>>>

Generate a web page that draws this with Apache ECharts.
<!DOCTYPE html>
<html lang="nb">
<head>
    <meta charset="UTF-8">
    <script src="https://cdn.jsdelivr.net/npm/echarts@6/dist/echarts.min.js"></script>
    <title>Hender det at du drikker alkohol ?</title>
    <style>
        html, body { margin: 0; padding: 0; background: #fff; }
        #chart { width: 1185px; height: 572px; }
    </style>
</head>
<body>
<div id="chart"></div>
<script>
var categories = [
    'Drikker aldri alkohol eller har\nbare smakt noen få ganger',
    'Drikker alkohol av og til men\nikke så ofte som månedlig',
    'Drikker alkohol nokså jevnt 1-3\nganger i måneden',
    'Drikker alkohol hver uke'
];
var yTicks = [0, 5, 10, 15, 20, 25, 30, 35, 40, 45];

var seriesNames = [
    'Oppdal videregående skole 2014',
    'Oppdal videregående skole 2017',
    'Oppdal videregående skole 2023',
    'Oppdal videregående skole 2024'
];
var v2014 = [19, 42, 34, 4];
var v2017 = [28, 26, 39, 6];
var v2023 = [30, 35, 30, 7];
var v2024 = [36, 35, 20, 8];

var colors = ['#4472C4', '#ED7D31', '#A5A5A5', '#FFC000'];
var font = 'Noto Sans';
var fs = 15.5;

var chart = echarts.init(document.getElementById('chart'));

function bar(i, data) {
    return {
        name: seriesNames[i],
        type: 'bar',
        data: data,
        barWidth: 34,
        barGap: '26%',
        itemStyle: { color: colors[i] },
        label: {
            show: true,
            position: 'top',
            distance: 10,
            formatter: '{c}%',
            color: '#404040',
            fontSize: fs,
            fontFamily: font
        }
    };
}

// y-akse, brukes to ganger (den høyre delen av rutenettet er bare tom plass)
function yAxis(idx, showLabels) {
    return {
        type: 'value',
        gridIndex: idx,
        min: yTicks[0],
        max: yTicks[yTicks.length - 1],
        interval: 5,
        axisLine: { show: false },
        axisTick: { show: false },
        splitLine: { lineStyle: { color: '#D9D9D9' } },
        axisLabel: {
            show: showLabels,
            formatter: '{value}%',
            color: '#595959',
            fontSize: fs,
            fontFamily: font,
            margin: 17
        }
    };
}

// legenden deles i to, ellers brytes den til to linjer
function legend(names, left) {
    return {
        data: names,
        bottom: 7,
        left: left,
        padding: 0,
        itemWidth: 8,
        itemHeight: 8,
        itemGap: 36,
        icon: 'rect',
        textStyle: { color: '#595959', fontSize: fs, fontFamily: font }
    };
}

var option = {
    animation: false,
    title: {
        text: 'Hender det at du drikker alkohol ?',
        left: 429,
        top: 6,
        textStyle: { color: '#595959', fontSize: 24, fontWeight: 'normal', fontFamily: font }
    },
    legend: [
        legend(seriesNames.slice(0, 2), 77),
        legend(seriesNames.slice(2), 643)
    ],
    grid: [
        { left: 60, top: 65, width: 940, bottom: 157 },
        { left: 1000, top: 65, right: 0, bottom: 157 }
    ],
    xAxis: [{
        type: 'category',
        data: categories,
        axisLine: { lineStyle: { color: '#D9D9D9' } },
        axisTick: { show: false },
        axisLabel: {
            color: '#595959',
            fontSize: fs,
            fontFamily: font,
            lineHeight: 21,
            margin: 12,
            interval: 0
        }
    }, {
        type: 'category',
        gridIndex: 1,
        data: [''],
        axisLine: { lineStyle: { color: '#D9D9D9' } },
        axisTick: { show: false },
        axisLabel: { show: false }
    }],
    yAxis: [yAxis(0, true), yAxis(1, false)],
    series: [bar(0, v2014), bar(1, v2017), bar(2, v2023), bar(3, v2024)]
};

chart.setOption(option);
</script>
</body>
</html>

<<<

§ Problem requirements: Reproduce the material in full, with no word added or dropped.

§ Exercise answer:
Generate a web page that draws this with Apache ECharts.
<!DOCTYPE html>
<html lang="nb">
<head>
    <meta charset="UTF-8">
    <script src="https://cdn.jsdelivr.net/npm/echarts@6/dist/echarts.min.js"></script>
    <title>Hender det at du drikker alkohol ?</title>
    <style>
        html, body { margin: 0; padding: 0; background: #fff; }
        #chart { width: 1185px; height: 572px; }
    </style>
</head>
<body>
<div id="chart"></div>
<script>
var categories = [
    'Drikker aldri alkohol eller har\nbare smakt noen få ganger',
    'Drikker alkohol av og til men\nikke så ofte som månedlig',
    'Drikker alkohol nokså jevnt 1-3\nganger i måneden',
    'Drikker alkohol hver uke'
];
var yTicks = [0, 5, 10, 15, 20, 25, 30, 35, 40, 45];

var seriesNames = [
    'Oppdal videregående skole 2014',
    'Oppdal videregående skole 2017',
    'Oppdal videregående skole 2023',
    'Oppdal videregående skole 2024'
];
var v2014 = [19, 42, 34, 4];
var v2017 = [28, 26, 39, 6];
var v2023 = [30, 35, 30, 7];
var v2024 = [36, 35, 20, 8];

var colors = ['#4472C4', '#ED7D31', '#A5A5A5', '#FFC000'];
var font = 'Noto Sans';
var fs = 15.5;

var chart = echarts.init(document.getElementById('chart'));

function bar(i, data) {
    return {
        name: seriesNames[i],
        type: 'bar',
        data: data,
        barWidth: 34,
        barGap: '26%',
        itemStyle: { color: colors[i] },
        label: {
            show: true,
            position: 'top',
            distance: 10,
            formatter: '{c}%',
            color: '#404040',
            fontSize: fs,
            fontFamily: font
        }
    };
}

// y-akse, brukes to ganger (den høyre delen av rutenettet er bare tom plass)
function yAxis(idx, showLabels) {
    return {
        type: 'value',
        gridIndex: idx,
        min: yTicks[0],
        max: yTicks[yTicks.length - 1],
        interval: 5,
        axisLine: { show: false },
        axisTick: { show: false },
        splitLine: { lineStyle: { color: '#D9D9D9' } },
        axisLabel: {
            show: showLabels,
            formatter: '{value}%',
            color: '#595959',
            fontSize: fs,
            fontFamily: font,
            margin: 17
        }
    };
}

// legenden deles i to, ellers brytes den til to linjer
function legend(names, left) {
    return {
        data: names,
        bottom: 7,
        left: left,
        padding: 0,
        itemWidth: 8,
        itemHeight: 8,
        itemGap: 36,
        icon: 'rect',
        textStyle: { color: '#595959', fontSize: fs, fontFamily: font }
    };
}

var option = {
    animation: false,
    title: {
        text: 'Hender det at du drikker alkohol ?',
        left: 429,
        top: 6,
        textStyle: { color: '#595959', fontSize: 24, fontWeight: 'normal', fontFamily: font }
    },
    legend: [
        legend(seriesNames.slice(0, 2), 77),
        legend(seriesNames.slice(2), 643)
    ],
    grid: [
        { left: 60, top: 65, width: 940, bottom: 157 },
        { left: 1000, top: 65, right: 0, bottom: 157 }
    ],
    xAxis: [{
        type: 'category',
        data: categories,
        axisLine: { lineStyle: { color: '#D9D9D9' } },
        axisTick: { show: false },
        axisLabel: {
            color: '#595959',
            fontSize: fs,
            fontFamily: font,
            lineHeight: 21,
            margin: 12,
            interval: 0
        }
    }, {
        type: 'category',
        gridIndex: 1,
        data: [''],
        axisLine: { lineStyle: { color: '#D9D9D9' } },
        axisTick: { show: false },
        axisLabel: { show: false }
    }],
    yAxis: [yAxis(0, true), yAxis(1, false)],
    series: [bar(0, v2014), bar(1, v2017), bar(2, v2023), bar(3, v2024)]
};

chart.setOption(option);
</script>
</body>
</html>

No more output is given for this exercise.